Professional Advertising and Promotion
When Warren E. Burger, former Chief Justice of the United States, died in late June 1995, one of the legacies recounted by the news media in his obituary was that, during his 17-year tenure, the Supreme Court of the United States had recognized that advertising and other forms of commercial speech had some First Amendment protection. Burger served as Chief Justice from 1969 to 1986. During his term, the Court handed down Pittsburgh Press ( 1973), Bigelow ( 1975), Virginia State Board of Pharmacy ( 1976), Linmark Associates ( 1977), Hugh Carey ( 1977), Bates ( 1977), First National Bank of Boston ( 1978), Central Hudson ( 1980), Bolger ( 1983), and Posadas ( 1986). This is certainly an impressive record, but it is marred by glaring inconsistencies in the manner in which commercial speech has been treated. There is no better illustration of the Court's contradictory approach than in the cases dealing with professional advertising and promotion. As is seen here, the inconsistencies have continued with the Rehnquist Court, despite the fact that only three of the justices on the Court when Burger retired are still on it. This chapter looks first at advertising by media corporations, followed by nonmedia corporations, and then professionals. Finally, it looks at advertising for products and services.

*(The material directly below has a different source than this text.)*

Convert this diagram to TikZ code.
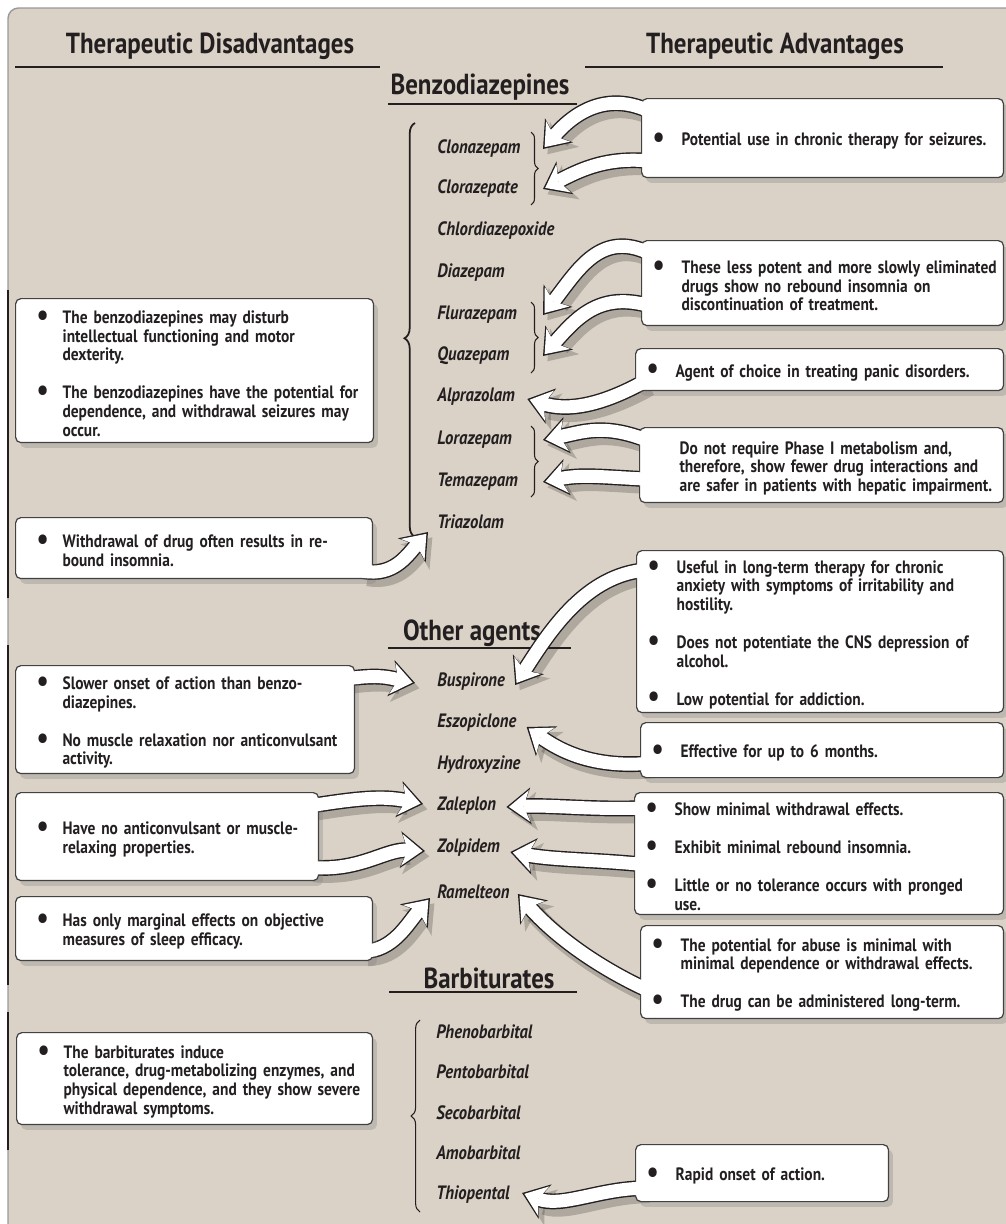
\documentclass[tikz,border=0pt]{standalone}
\usepackage{fontspec}
\setmainfont{PT Sans}[FakeStretch=0.86]
\usepackage{graphicx}
\usepackage{tikz}
\usetikzlibrary{arrows.meta, positioning, decorations.pathreplacing, shadows}
\definecolor{paper}{RGB}{218,210,198}
\definecolor{ink}{RGB}{35,31,32}

\pgfdeclarelayer{sheet}
\pgfdeclarelayer{shade}
\pgfdeclarelayer{under}
\pgfdeclarelayer{over}
\pgfsetlayers{sheet,shade,under,main,over}

% bullet paragraphs inside the boxes
\newcommand{\bul}[1]{\par\hangindent=\bulhang\hangafter=1\noindent
	\makebox[\bulhang][l]{\hspace*{\bulpre}\raisebox{-0.22ex}{\scalebox{1.75}{\textbullet}}}#1\par}
\newcommand{\nobul}[1]{\par\hangindent=\bulhang\hangafter=0\noindent #1\par}
\newcommand{\gap}{\vspace{11pt}}
% fat white arrow: shadow, outline, white body
\newcommand{\fatarrow}[1]{%
	\begin{pgfonlayer}{shade}\path[arrshade] #1;\end{pgfonlayer}%
	\begin{pgfonlayer}{under}\path[arrout] #1;\end{pgfonlayer}%
	\begin{pgfonlayer}{over}\path[arrin] #1;\end{pgfonlayer}}

\tikzset{
	heading/.style={font=\fontsize{16.5}{18}\selectfont\bfseries, text=ink, inner sep=0pt},
	drug/.style={font=\fontsize{11}{13}\selectfont\bfseries\itshape, text=ink, anchor=west, inner sep=0pt},
	box/.style={draw=ink!85, line width=0.7pt, fill=white, rounded corners=3pt, anchor=north west,
		align=left, inner ysep=0pt, font=\fontsize{10.2}{10.6}\selectfont\bfseries, text=ink,
		drop shadow={opacity=0.3, shadow xshift=2.5pt, shadow yshift=-3pt}},
	rbox/.style={box, inner xsep=0.1cm, execute at begin node={\def\bulhang{0.7cm}\def\bulpre{0.12cm}}},
	lbox/.style={box, inner xsep=0.06cm, execute at begin node={\def\bulhang{0.88cm}\def\bulpre{0.36cm}}},
	rule/.style={draw=ink, line width=1.6pt},
	curly/.style={draw=ink, line width=0.6pt, decorate, decoration={brace, amplitude=4pt}},
	arrshade/.style={draw=black, opacity=0.2, line width=11pt, transform canvas={xshift=2.5pt, yshift=-3pt},
		-{Stealth[length=15pt, width=22pt, inset=4pt, line width=0pt]}},
	arrout/.style={draw=ink, line width=9pt, -{Stealth[length=14pt, width=21pt, inset=4pt, line width=0pt]}},
	arrin/.style={draw=white, line width=7.4pt, shorten >=1.4pt, -{Stealth[length=11.8pt, width=18pt, inset=3.4pt, line width=0pt]}}
}

\begin{document}
\begin{tikzpicture}[x=0.02cm, y=-0.02cm]
	\useasboundingbox (0,0) rectangle (1005,1224);
	% Sheet
	\begin{pgfonlayer}{sheet}
		\fill[paper, rounded corners=6pt] (8,8) rectangle (1020,1240);
		\draw[black!40, line width=0.8pt, rounded corners=6pt] (8,1240) -- (8,8) -- (1020,8);
		\draw[ink, line width=1.4pt] (8,290) -- (8,598) (8,645) -- (8,985) (8,1012) -- (8,1150);
	\end{pgfonlayer}

	% Headings
	\node[heading] (hdis) at (210,46) {Therapeutic Disadvantages};
	\node[heading] (hadv) at (775,46) {Therapeutic Advantages};
	\node[heading] (hbenz) at (480,87) {Benzodiazepines};
	\node[heading] (hoth) at (472,633) {Other agents};
	\node[heading] (hbarb) at (489,978) {Barbiturates};
	\draw[rule] (15,67) -- (380,67);
	\draw[rule] (585,67) -- (943,67);
	\draw[rule] (388,104) -- (577,104);
	\draw[rule] (388,648) -- (571,648);
	\draw[rule] (389,992) -- (577,992);

	% Drug names
	\foreach \n/\t/\y in {clon/Clonazepam/149, clor/Clorazepate/189, chlo/Chlordiazepoxide/231,
		diaz/Diazepam/273, flur/Flurazepam/315, quaz/Quazepam/356, alpr/Alprazolam/397,
		lora/Lorazepam/440, tema/Temazepam/482, tria/Triazolam/522,
		busp/Buspirone/682, eszo/Eszopiclone/723, hydr/Hydroxyzine/765,
		zale/Zaleplon/806, zolp/Zolpidem/848, rame/Ramelteon/892}
		\node[drug] (\n) at (437,\y) {\t};
	\foreach \n/\t/\y in {phen/Phenobarbital/1032, pent/Pentobarbital/1072, seco/Secobarbital/1113,
		amob/Amobarbital/1153, thio/Thiopental/1195}
		\node[drug] (\n) at (436,\y) {\t};
	\coordinate (tipb) at (543,0);

	% Braces
	\draw[curly, line width=1pt, decoration={brace, amplitude=6pt, aspect=0.48}] (415,537) -- (415,123);
	\draw[curly] (531,132) -- (531,205);
	\draw[curly] (531,302) -- (531,373);
	\draw[curly] (531,426) -- (531,497);
	\draw[curly, decoration={brace, amplitude=5pt}] (420,1212) -- (420,1020);

	% Advantages
	\node[rbox, text width=7.04cm, minimum height=1.58cm] (a1) at (641,98)
		{\bul{Potential use in chronic therapy for seizures.}};
	\node[rbox, text width=7.04cm, minimum height=1.7cm] (a2) at (641,240)
		{\bul{These less potent and more slowly eliminated\newline drugs show no rebound insomnia on\newline discontinuation of treatment.}};
	\node[rbox, text width=7.16cm, minimum height=0.84cm] (a3) at (635,348)
		{\bul{Agent of choice in treating panic disorders.}};
	\node[rbox, text width=7.08cm, minimum height=1.5cm] (a4) at (639,427)
		{\nobul{Do not require Phase I metabolism and,\newline therefore, show fewer drug interactions and\newline are safer in patients with hepatic impairment.}};
	\node[rbox, text width=7.14cm, minimum height=3.24cm] (a5) at (636,550)
		{\bul{Useful in long-term therapy for chronic\newline anxiety with symptoms of irritability and\newline hostility.}\gap
		\bul{Does not potentiate the CNS depression of\newline alcohol.}\gap
		\bul{Low potential for addiction.}};
	\node[rbox, text width=7.06cm, minimum height=1.1cm] (a6) at (640,722)
		{\bul{Effective for up to 6 months.}};
	\node[rbox, text width=7.18cm, minimum height=2.44cm] (a7) at (634,792)
		{\bul{Show minimal withdrawal effects.}\gap
		\bul{Exhibit minimal rebound insomnia.}\gap
		\bul{Little or no tolerance occurs with pronged\newline use.}};
	\node[rbox, text width=7.06cm, minimum height=1.86cm] (a8) at (640,925)
		{\bul{The potential for abuse is minimal with\newline minimal dependence or withdrawal effects.}\gap
		\bul{The drug can be administered long-term.}};
	\node[rbox, text width=4.86cm, minimum height=1.14cm] (a9) at (635,1144)
		{\bul{Rapid onset of action.}};

	% Disadvantages
	\node[lbox, text width=7.04cm, minimum height=2.88cm] (d1) at (15,298)
		{\bul{The benzodiazepines may disturb\newline intellectual functioning and motor\newline dexterity.}\gap
		\bul{The benzodiazepines have the potential for\newline dependence, and withdrawal seizures may\newline occur.}};
	\node[lbox, text width=7.02cm, minimum height=1.22cm] (d2) at (15,517)
		{\bul{Withdrawal of drug often results in re-\newline bound insomnia.}};
	\node[lbox, text width=6.66cm, minimum height=2.16cm] (d3) at (15,665)
		{\bul{Slower onset of action than benzo-\newline diazepines.}\gap
		\bul{No muscle relaxation nor anticonvulsant\newline activity.}};
	\node[lbox, text width=5.94cm, minimum height=1.76cm] (d4) at (15,792)
		{\bul{Have no anticonvulsant or muscle-\newline relaxing properties.}};
	\node[lbox, text width=7.02cm, minimum height=1.28cm] (d5) at (15,896)
		{\bul{Has only marginal effects on objective\newline measures of sleep efficacy.}};
	\node[lbox, text width=7.0cm, minimum height=1.84cm] (d6) at (16,1032)
		{\bul{The barbiturates induce\newline tolerance, drug-metabolizing enzymes, and\newline physical dependence, and they show severe\newline withdrawal symptoms.}};

	% Arrows to the drugs
	\fatarrow{([shift={(10,14)}]a1.north west) .. controls +(-45,-22) and +(30,-35) .. (clon -| tipb)}
	\fatarrow{([shift={(10,-17)}]a1.south west) .. controls +(-45,-5) and +(35,-18) .. (clor -| tipb)}
	\fatarrow{([shift={(10,14)}]a2.north west) .. controls +(-50,-25) and +(35,-45) .. (flur -| tipb)}
	\fatarrow{([shift={(10,-20)}]a2.south west) .. controls +(-50,-15) and +(35,-40) .. (quaz -| tipb)}
	\fatarrow{([shift={(10,-10)}]a3.south west) .. controls +(-45,25) and +(40,12) .. ([shift={(12,2)}]alpr.east)}
	\fatarrow{([shift={(10,14)}]a4.north west) .. controls +(-45,-18) and +(40,-8) .. (lora -| tipb)}
	\fatarrow{([shift={(10,-24)}]a4.south west) .. controls +(-45,-2) and +(40,-8) .. (tema -| tipb)}
	\fatarrow{([shift={(10,20)}]a5.north west) .. controls +(-60,5) and +(35,-55) .. ([shift={(10,3)}]busp.east)}
	\fatarrow{([shift={(10,-15)}]a6.south west) .. controls +(-55,5) and +(35,25) .. ([shift={(10,4)}]eszo.east)}
	\fatarrow{([shift={(10,16)}]a7.north west) .. controls +(-50,2) and +(45,-2) .. ([shift={(10,1)}]zale.east)}
	\fatarrow{([shift={(10,11)}]a7.west) .. controls +(-50,-5) and +(45,8) .. ([shift={(10,4)}]zolp.east)}
	\fatarrow{([shift={(10,-28)}]a8.south west) .. controls +(-55,-25) and +(35,40) .. ([shift={(8,2)}]rame.east)}
	\fatarrow{([shift={(10,-14)}]a9.south west) .. controls +(-45,0) and +(40,15) .. ([shift={(12,-2)}]thio.east)}
	\fatarrow{([shift={(-10,-8)}]d2.south east) .. controls +(30,5) and +(-22,25) .. ([shift={(-9,10)}]tria.west)}
	\fatarrow{([shift={(-10,14)}]d3.north east) .. controls +(35,-5) and +(-25,-5) .. ([shift={(-22,1)}]busp.west)}
	\fatarrow{([shift={(-10,14)}]d4.north east) .. controls +(50,-8) and +(-40,-8) .. ([shift={(-14,-2)}]zale.west)}
	\fatarrow{([shift={(-10,-14)}]d4.south east) .. controls +(50,5) and +(-40,-2) .. ([shift={(-12,3)}]zolp.west)}
	\fatarrow{([shift={(-10,-10)}]d5.south east) .. controls +(30,0) and +(-22,25) .. ([shift={(-7,6)}]rame.west)}
\end{tikzpicture}
\end{document}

Overall, media corporations have probably made the strongest headway in obtaining protection for commercial speech, although they do not have a perfect win-loss record. Of the categories considered here, nonmedia corporations have received the most attention from the courts, especially the Supreme Court of the United States. Nonmedia corporations have made some progress despite some surprising setbacks, but the limits of First Amendment protection for commercial speech have been tested the most by professionals, particularly lawyers, who have had mixed results. The general trend continues to be somewhat broader protection for commercial speech, but with twists and turns that often defy logic.